| Description of the task |
Copy the data exactly as it appears, and do not include any pictures.

| Collected data |
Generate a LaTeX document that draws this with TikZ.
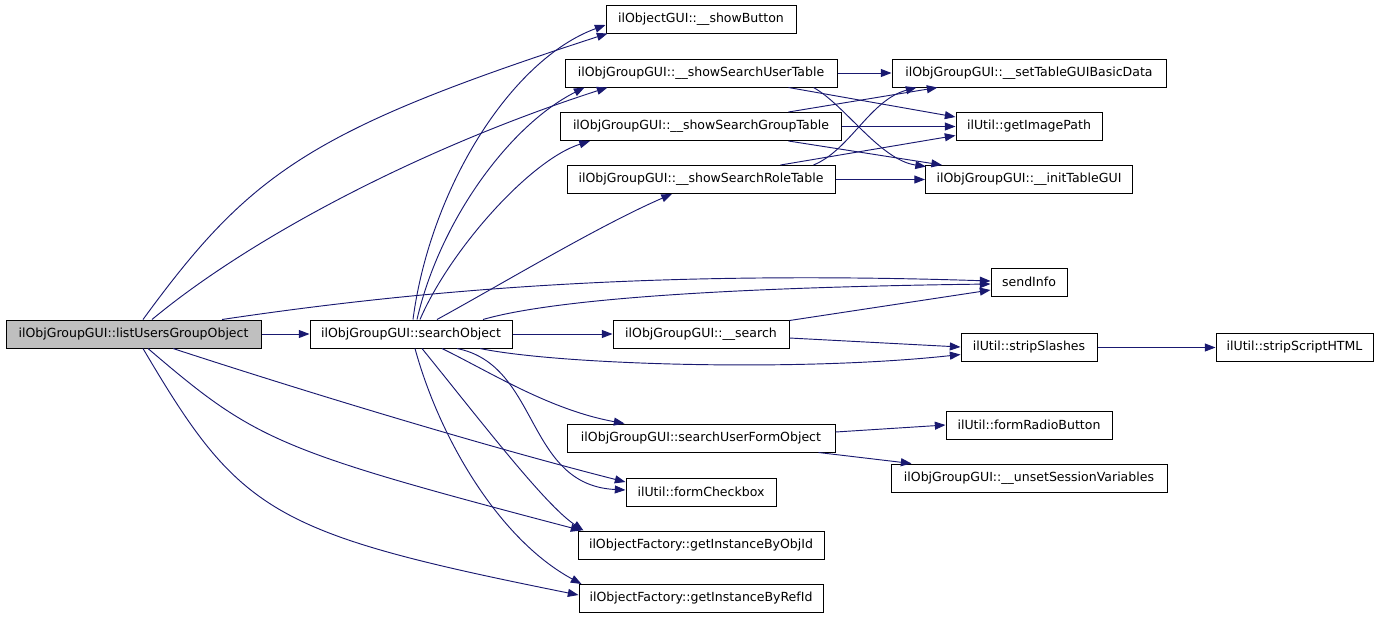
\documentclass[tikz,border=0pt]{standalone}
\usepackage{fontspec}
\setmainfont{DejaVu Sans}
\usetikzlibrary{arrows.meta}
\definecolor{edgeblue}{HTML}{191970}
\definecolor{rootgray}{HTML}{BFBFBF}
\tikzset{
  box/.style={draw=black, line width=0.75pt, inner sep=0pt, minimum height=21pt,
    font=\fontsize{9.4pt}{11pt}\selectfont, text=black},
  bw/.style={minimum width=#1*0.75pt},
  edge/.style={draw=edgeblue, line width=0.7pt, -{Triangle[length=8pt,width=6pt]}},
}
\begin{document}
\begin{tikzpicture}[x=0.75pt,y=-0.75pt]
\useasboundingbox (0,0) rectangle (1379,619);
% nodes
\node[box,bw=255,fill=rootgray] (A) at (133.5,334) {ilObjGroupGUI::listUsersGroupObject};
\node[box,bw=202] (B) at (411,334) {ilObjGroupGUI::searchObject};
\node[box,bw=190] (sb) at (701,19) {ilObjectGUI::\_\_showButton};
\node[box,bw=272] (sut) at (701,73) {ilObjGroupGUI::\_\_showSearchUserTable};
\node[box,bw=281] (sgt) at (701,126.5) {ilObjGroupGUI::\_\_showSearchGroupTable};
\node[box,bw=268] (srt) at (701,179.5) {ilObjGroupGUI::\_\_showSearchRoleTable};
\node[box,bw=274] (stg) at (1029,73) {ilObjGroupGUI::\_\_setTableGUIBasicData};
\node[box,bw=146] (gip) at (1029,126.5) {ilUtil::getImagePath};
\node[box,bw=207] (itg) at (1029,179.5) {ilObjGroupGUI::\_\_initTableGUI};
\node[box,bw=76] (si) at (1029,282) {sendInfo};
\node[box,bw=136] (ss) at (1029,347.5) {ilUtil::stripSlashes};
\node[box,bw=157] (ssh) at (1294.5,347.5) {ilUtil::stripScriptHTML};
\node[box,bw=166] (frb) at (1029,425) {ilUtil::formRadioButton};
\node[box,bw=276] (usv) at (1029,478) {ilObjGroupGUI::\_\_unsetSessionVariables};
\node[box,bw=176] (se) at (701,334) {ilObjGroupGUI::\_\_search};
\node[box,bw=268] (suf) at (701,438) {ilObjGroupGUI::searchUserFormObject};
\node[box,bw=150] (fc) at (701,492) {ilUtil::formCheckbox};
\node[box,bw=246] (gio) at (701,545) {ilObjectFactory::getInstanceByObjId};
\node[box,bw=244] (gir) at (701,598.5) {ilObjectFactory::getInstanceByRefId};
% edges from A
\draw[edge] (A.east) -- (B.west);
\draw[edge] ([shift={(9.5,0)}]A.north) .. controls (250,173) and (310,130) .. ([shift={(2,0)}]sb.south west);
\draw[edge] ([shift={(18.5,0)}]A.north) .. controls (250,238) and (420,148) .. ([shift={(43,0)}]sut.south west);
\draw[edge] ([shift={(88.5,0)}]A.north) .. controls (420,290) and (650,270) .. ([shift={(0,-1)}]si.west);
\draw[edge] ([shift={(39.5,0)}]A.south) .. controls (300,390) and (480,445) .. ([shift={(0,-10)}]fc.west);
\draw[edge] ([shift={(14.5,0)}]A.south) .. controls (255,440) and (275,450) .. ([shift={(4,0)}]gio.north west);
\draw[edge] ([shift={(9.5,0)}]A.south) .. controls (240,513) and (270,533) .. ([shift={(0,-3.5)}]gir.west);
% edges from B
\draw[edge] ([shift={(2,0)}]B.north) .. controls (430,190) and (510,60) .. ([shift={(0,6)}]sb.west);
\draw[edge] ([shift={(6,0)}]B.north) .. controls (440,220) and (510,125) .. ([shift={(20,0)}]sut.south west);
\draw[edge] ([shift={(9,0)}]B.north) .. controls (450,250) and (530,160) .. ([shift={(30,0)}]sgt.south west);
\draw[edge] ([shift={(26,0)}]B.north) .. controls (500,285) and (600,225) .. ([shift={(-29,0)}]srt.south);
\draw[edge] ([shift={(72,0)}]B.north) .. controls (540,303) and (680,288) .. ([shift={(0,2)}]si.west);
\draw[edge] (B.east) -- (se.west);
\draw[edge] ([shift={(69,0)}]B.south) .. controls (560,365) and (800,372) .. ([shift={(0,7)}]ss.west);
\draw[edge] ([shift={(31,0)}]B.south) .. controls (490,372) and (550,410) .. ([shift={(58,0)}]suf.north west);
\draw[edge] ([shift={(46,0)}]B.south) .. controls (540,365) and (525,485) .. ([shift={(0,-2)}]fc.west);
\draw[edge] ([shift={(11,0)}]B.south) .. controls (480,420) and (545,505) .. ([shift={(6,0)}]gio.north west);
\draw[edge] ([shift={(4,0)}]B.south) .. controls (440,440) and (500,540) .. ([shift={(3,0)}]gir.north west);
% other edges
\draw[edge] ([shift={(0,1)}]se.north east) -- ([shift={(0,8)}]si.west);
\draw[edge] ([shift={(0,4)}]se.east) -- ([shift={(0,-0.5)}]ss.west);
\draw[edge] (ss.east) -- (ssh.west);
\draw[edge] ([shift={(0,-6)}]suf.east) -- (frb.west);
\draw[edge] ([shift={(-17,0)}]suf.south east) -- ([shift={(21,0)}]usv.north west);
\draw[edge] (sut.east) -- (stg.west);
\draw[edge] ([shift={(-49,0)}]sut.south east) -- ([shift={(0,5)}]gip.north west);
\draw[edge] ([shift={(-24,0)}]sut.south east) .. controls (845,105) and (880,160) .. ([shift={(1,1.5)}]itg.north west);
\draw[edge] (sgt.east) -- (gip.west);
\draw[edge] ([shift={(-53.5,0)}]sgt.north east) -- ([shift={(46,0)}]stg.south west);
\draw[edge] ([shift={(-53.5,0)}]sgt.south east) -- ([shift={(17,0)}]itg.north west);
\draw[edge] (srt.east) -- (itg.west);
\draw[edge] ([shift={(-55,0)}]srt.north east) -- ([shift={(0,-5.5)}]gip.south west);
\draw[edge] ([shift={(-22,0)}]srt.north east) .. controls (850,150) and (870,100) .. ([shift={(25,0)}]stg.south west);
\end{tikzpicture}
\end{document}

| Answer to the task |
Generate a LaTeX document that draws this with TikZ.
\documentclass[tikz,border=0pt]{standalone}
\usepackage{fontspec}
\setmainfont{DejaVu Sans}
\usetikzlibrary{arrows.meta}
\definecolor{edgeblue}{HTML}{191970}
\definecolor{rootgray}{HTML}{BFBFBF}
\tikzset{
  box/.style={draw=black, line width=0.75pt, inner sep=0pt, minimum height=21pt,
    font=\fontsize{9.4pt}{11pt}\selectfont, text=black},
  bw/.style={minimum width=#1*0.75pt},
  edge/.style={draw=edgeblue, line width=0.7pt, -{Triangle[length=8pt,width=6pt]}},
}
\begin{document}
\begin{tikzpicture}[x=0.75pt,y=-0.75pt]
\useasboundingbox (0,0) rectangle (1379,619);
% nodes
\node[box,bw=255,fill=rootgray] (A) at (133.5,334) {ilObjGroupGUI::listUsersGroupObject};
\node[box,bw=202] (B) at (411,334) {ilObjGroupGUI::searchObject};
\node[box,bw=190] (sb) at (701,19) {ilObjectGUI::\_\_showButton};
\node[box,bw=272] (sut) at (701,73) {ilObjGroupGUI::\_\_showSearchUserTable};
\node[box,bw=281] (sgt) at (701,126.5) {ilObjGroupGUI::\_\_showSearchGroupTable};
\node[box,bw=268] (srt) at (701,179.5) {ilObjGroupGUI::\_\_showSearchRoleTable};
\node[box,bw=274] (stg) at (1029,73) {ilObjGroupGUI::\_\_setTableGUIBasicData};
\node[box,bw=146] (gip) at (1029,126.5) {ilUtil::getImagePath};
\node[box,bw=207] (itg) at (1029,179.5) {ilObjGroupGUI::\_\_initTableGUI};
\node[box,bw=76] (si) at (1029,282) {sendInfo};
\node[box,bw=136] (ss) at (1029,347.5) {ilUtil::stripSlashes};
\node[box,bw=157] (ssh) at (1294.5,347.5) {ilUtil::stripScriptHTML};
\node[box,bw=166] (frb) at (1029,425) {ilUtil::formRadioButton};
\node[box,bw=276] (usv) at (1029,478) {ilObjGroupGUI::\_\_unsetSessionVariables};
\node[box,bw=176] (se) at (701,334) {ilObjGroupGUI::\_\_search};
\node[box,bw=268] (suf) at (701,438) {ilObjGroupGUI::searchUserFormObject};
\node[box,bw=150] (fc) at (701,492) {ilUtil::formCheckbox};
\node[box,bw=246] (gio) at (701,545) {ilObjectFactory::getInstanceByObjId};
\node[box,bw=244] (gir) at (701,598.5) {ilObjectFactory::getInstanceByRefId};
% edges from A
\draw[edge] (A.east) -- (B.west);
\draw[edge] ([shift={(9.5,0)}]A.north) .. controls (250,173) and (310,130) .. ([shift={(2,0)}]sb.south west);
\draw[edge] ([shift={(18.5,0)}]A.north) .. controls (250,238) and (420,148) .. ([shift={(43,0)}]sut.south west);
\draw[edge] ([shift={(88.5,0)}]A.north) .. controls (420,290) and (650,270) .. ([shift={(0,-1)}]si.west);
\draw[edge] ([shift={(39.5,0)}]A.south) .. controls (300,390) and (480,445) .. ([shift={(0,-10)}]fc.west);
\draw[edge] ([shift={(14.5,0)}]A.south) .. controls (255,440) and (275,450) .. ([shift={(4,0)}]gio.north west);
\draw[edge] ([shift={(9.5,0)}]A.south) .. controls (240,513) and (270,533) .. ([shift={(0,-3.5)}]gir.west);
% edges from B
\draw[edge] ([shift={(2,0)}]B.north) .. controls (430,190) and (510,60) .. ([shift={(0,6)}]sb.west);
\draw[edge] ([shift={(6,0)}]B.north) .. controls (440,220) and (510,125) .. ([shift={(20,0)}]sut.south west);
\draw[edge] ([shift={(9,0)}]B.north) .. controls (450,250) and (530,160) .. ([shift={(30,0)}]sgt.south west);
\draw[edge] ([shift={(26,0)}]B.north) .. controls (500,285) and (600,225) .. ([shift={(-29,0)}]srt.south);
\draw[edge] ([shift={(72,0)}]B.north) .. controls (540,303) and (680,288) .. ([shift={(0,2)}]si.west);
\draw[edge] (B.east) -- (se.west);
\draw[edge] ([shift={(69,0)}]B.south) .. controls (560,365) and (800,372) .. ([shift={(0,7)}]ss.west);
\draw[edge] ([shift={(31,0)}]B.south) .. controls (490,372) and (550,410) .. ([shift={(58,0)}]suf.north west);
\draw[edge] ([shift={(46,0)}]B.south) .. controls (540,365) and (525,485) .. ([shift={(0,-2)}]fc.west);
\draw[edge] ([shift={(11,0)}]B.south) .. controls (480,420) and (545,505) .. ([shift={(6,0)}]gio.north west);
\draw[edge] ([shift={(4,0)}]B.south) .. controls (440,440) and (500,540) .. ([shift={(3,0)}]gir.north west);
% other edges
\draw[edge] ([shift={(0,1)}]se.north east) -- ([shift={(0,8)}]si.west);
\draw[edge] ([shift={(0,4)}]se.east) -- ([shift={(0,-0.5)}]ss.west);
\draw[edge] (ss.east) -- (ssh.west);
\draw[edge] ([shift={(0,-6)}]suf.east) -- (frb.west);
\draw[edge] ([shift={(-17,0)}]suf.south east) -- ([shift={(21,0)}]usv.north west);
\draw[edge] (sut.east) -- (stg.west);
\draw[edge] ([shift={(-49,0)}]sut.south east) -- ([shift={(0,5)}]gip.north west);
\draw[edge] ([shift={(-24,0)}]sut.south east) .. controls (845,105) and (880,160) .. ([shift={(1,1.5)}]itg.north west);
\draw[edge] (sgt.east) -- (gip.west);
\draw[edge] ([shift={(-53.5,0)}]sgt.north east) -- ([shift={(46,0)}]stg.south west);
\draw[edge] ([shift={(-53.5,0)}]sgt.south east) -- ([shift={(17,0)}]itg.north west);
\draw[edge] (srt.east) -- (itg.west);
\draw[edge] ([shift={(-55,0)}]srt.north east) -- ([shift={(0,-5.5)}]gip.south west);
\draw[edge] ([shift={(-22,0)}]srt.north east) .. controls (850,150) and (870,100) .. ([shift={(25,0)}]stg.south west);
\end{tikzpicture}
\end{document}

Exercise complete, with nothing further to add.